*EXERCISE DETAILS*: Repeat what the lines below say, word for word, and skip every image.

*DATASET EXCERPT*:

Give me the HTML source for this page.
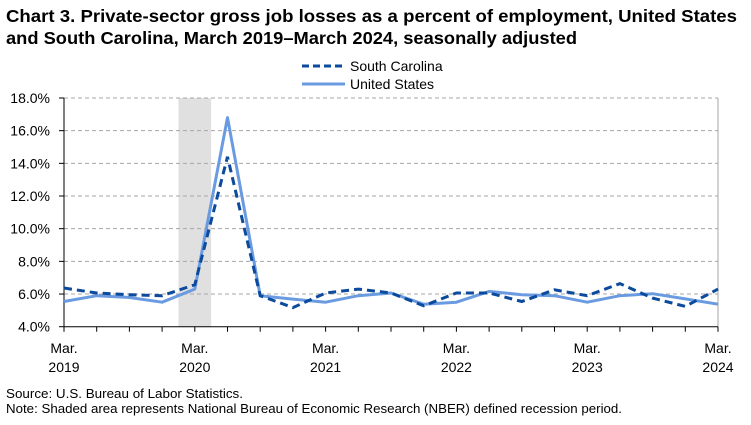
<!DOCTYPE html>
<html><head><meta charset="utf-8"><style>
body{margin:0;background:#fff;font-family:"Liberation Sans",Arial,sans-serif}
svg text{font-family:"Liberation Sans",Arial,sans-serif}
</style></head><body>
<svg id="c" width="751" height="420" viewBox="0 0 751 420">
<text x="6" y="22" font-size="17.5" font-weight="bold" textLength="731" lengthAdjust="spacingAndGlyphs">Chart 3. Private-sector gross job losses as a percent of employment, United States</text>
<text x="6" y="44" font-size="17.5" font-weight="bold" textLength="571" lengthAdjust="spacingAndGlyphs">and South Carolina, March 2019–March 2024, seasonally adjusted</text>
<g>
<line x1="302" y1="66" x2="345" y2="66" stroke="#0b4a9c" stroke-width="3" stroke-dasharray="7,4"/>
<text x="350" y="71" font-size="14">South Carolina</text>
<line x1="302" y1="84" x2="345" y2="84" stroke="#6a9be0" stroke-width="3"/>
<text x="350" y="89" font-size="14">United States</text>
</g>
<g id="plot"></g>
<text x="6" y="398" font-size="12.5" textLength="237" lengthAdjust="spacingAndGlyphs">Source: U.S. Bureau of Labor Statistics.</text>
<text x="6" y="413" font-size="12.5" textLength="616" lengthAdjust="spacingAndGlyphs">Note: Shaded area represents National Bureau of Economic Research (NBER) defined recession period.</text>
</svg>
<script>
const quarters = ["Mar. 2019","Jun. 2019","Sep. 2019","Dec. 2019","Mar. 2020","Jun. 2020","Sep. 2020","Dec. 2020","Mar. 2021","Jun. 2021","Sep. 2021","Dec. 2021","Mar. 2022","Jun. 2022","Sep. 2022","Dec. 2022","Mar. 2023","Jun. 2023","Sep. 2023","Dec. 2023","Mar. 2024"];
const southCarolina = [6.37,6.06,5.96,5.9,6.57,14.4,5.9,5.17,6.06,6.3,6.06,5.28,6.06,6.06,5.54,6.26,5.9,6.64,5.75,5.24,6.3];
const unitedStates = [5.54,5.9,5.79,5.5,6.3,16.8,5.9,5.69,5.5,5.9,6.06,5.38,5.5,6.16,5.96,5.9,5.5,5.9,6.02,5.7,5.38];
const yTicks = [4,6,8,10,12,14,16,18];
const xLabelIdx = [0,4,8,12,16,20];
const recession = [3.5,4.5];
const NS="http://www.w3.org/2000/svg";
const L=64,R=718,T=98,B=326.7,ymin=4,ymax=18;
const x=i=>L+(R-L)*i/(quarters.length-1);
const y=v=>B-(B-T)*(v-ymin)/(ymax-ymin);
const g=document.getElementById('plot');
function mk(t,a){const e=document.createElementNS(NS,t);for(const k in a)e.setAttribute(k,a[k]);g.appendChild(e);return e;}
let e=mk('rect',{x:x(recession[0]),y:T,width:x(recession[1])-x(recession[0]),height:B-T,fill:'#e0e0e0'});


yTicks.forEach(v=>{
 if(v>ymin){e=mk('line',{x1:L,x2:R,y1:y(v),y2:y(v),stroke:'#a6a6a6','stroke-dasharray':'4,3','stroke-width':1});
 
 }
 e=mk('text',{x:50,y:y(v)+5,'text-anchor':'end','font-size':14});e.textContent=v.toFixed(1)+'%';
 
 
 e=mk('line',{x1:L-5,x2:L,y1:y(v),y2:y(v),stroke:'#000'});
 
 
});
e=mk('line',{x1:R,x2:R,y1:T,y2:B,stroke:'#a6a6a6'});


e=mk('line',{x1:L,x2:L,y1:T,y2:B,stroke:'#000'});


e=mk('line',{x1:L,x2:R,y1:B,y2:B,stroke:'#000'});


quarters.forEach((q,i)=>{e=mk('line',{x1:x(i),x2:x(i),y1:B,y2:B+5,stroke:'#000'});
 
 });
xLabelIdx.forEach(i=>{const p=quarters[i].split(' ');
 e=mk('text',{x:x(i),y:353,'text-anchor':'middle','font-size':14});e.textContent=p[0];
 
 
 e=mk('text',{x:x(i),y:372,'text-anchor':'middle','font-size':14});e.textContent=p[1];
 
 });
const pts=a=>a.map((v,i)=>x(i).toFixed(1)+','+y(v).toFixed(1)).join(' ');
e=mk('polyline',{points:pts(unitedStates),fill:'none',stroke:'#6a9be0','stroke-width':3,'stroke-linejoin':'round'});


e=mk('polyline',{points:pts(southCarolina),fill:'none',stroke:'#0b4a9c','stroke-width':3,'stroke-dasharray':'8,5'});


</script>
</body></html>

*EXERCISE ANSWER*:
Give me the HTML source for this page.
<!DOCTYPE html>
<html><head><meta charset="utf-8"><style>
body{margin:0;background:#fff;font-family:"Liberation Sans",Arial,sans-serif}
svg text{font-family:"Liberation Sans",Arial,sans-serif}
</style></head><body>
<svg id="c" width="751" height="420" viewBox="0 0 751 420">
<text x="6" y="22" font-size="17.5" font-weight="bold" textLength="731" lengthAdjust="spacingAndGlyphs">Chart 3. Private-sector gross job losses as a percent of employment, United States</text>
<text x="6" y="44" font-size="17.5" font-weight="bold" textLength="571" lengthAdjust="spacingAndGlyphs">and South Carolina, March 2019–March 2024, seasonally adjusted</text>
<g>
<line x1="302" y1="66" x2="345" y2="66" stroke="#0b4a9c" stroke-width="3" stroke-dasharray="7,4"/>
<text x="350" y="71" font-size="14">South Carolina</text>
<line x1="302" y1="84" x2="345" y2="84" stroke="#6a9be0" stroke-width="3"/>
<text x="350" y="89" font-size="14">United States</text>
</g>
<g id="plot"></g>
<text x="6" y="398" font-size="12.5" textLength="237" lengthAdjust="spacingAndGlyphs">Source: U.S. Bureau of Labor Statistics.</text>
<text x="6" y="413" font-size="12.5" textLength="616" lengthAdjust="spacingAndGlyphs">Note: Shaded area represents National Bureau of Economic Research (NBER) defined recession period.</text>
</svg>
<script>
const quarters = ["Mar. 2019","Jun. 2019","Sep. 2019","Dec. 2019","Mar. 2020","Jun. 2020","Sep. 2020","Dec. 2020","Mar. 2021","Jun. 2021","Sep. 2021","Dec. 2021","Mar. 2022","Jun. 2022","Sep. 2022","Dec. 2022","Mar. 2023","Jun. 2023","Sep. 2023","Dec. 2023","Mar. 2024"];
const southCarolina = [6.37,6.06,5.96,5.9,6.57,14.4,5.9,5.17,6.06,6.3,6.06,5.28,6.06,6.06,5.54,6.26,5.9,6.64,5.75,5.24,6.3];
const unitedStates = [5.54,5.9,5.79,5.5,6.3,16.8,5.9,5.69,5.5,5.9,6.06,5.38,5.5,6.16,5.96,5.9,5.5,5.9,6.02,5.7,5.38];
const yTicks = [4,6,8,10,12,14,16,18];
const xLabelIdx = [0,4,8,12,16,20];
const recession = [3.5,4.5];
const NS="http://www.w3.org/2000/svg";
const L=64,R=718,T=98,B=326.7,ymin=4,ymax=18;
const x=i=>L+(R-L)*i/(quarters.length-1);
const y=v=>B-(B-T)*(v-ymin)/(ymax-ymin);
const g=document.getElementById('plot');
function mk(t,a){const e=document.createElementNS(NS,t);for(const k in a)e.setAttribute(k,a[k]);g.appendChild(e);return e;}
let e=mk('rect',{x:x(recession[0]),y:T,width:x(recession[1])-x(recession[0]),height:B-T,fill:'#e0e0e0'});


yTicks.forEach(v=>{
 if(v>ymin){e=mk('line',{x1:L,x2:R,y1:y(v),y2:y(v),stroke:'#a6a6a6','stroke-dasharray':'4,3','stroke-width':1});
 
 }
 e=mk('text',{x:50,y:y(v)+5,'text-anchor':'end','font-size':14});e.textContent=v.toFixed(1)+'%';
 
 
 e=mk('line',{x1:L-5,x2:L,y1:y(v),y2:y(v),stroke:'#000'});
 
 
});
e=mk('line',{x1:R,x2:R,y1:T,y2:B,stroke:'#a6a6a6'});


e=mk('line',{x1:L,x2:L,y1:T,y2:B,stroke:'#000'});


e=mk('line',{x1:L,x2:R,y1:B,y2:B,stroke:'#000'});


quarters.forEach((q,i)=>{e=mk('line',{x1:x(i),x2:x(i),y1:B,y2:B+5,stroke:'#000'});
 
 });
xLabelIdx.forEach(i=>{const p=quarters[i].split(' ');
 e=mk('text',{x:x(i),y:353,'text-anchor':'middle','font-size':14});e.textContent=p[0];
 
 
 e=mk('text',{x:x(i),y:372,'text-anchor':'middle','font-size':14});e.textContent=p[1];
 
 });
const pts=a=>a.map((v,i)=>x(i).toFixed(1)+','+y(v).toFixed(1)).join(' ');
e=mk('polyline',{points:pts(unitedStates),fill:'none',stroke:'#6a9be0','stroke-width':3,'stroke-linejoin':'round'});


e=mk('polyline',{points:pts(southCarolina),fill:'none',stroke:'#0b4a9c','stroke-width':3,'stroke-dasharray':'8,5'});


</script>
</body></html>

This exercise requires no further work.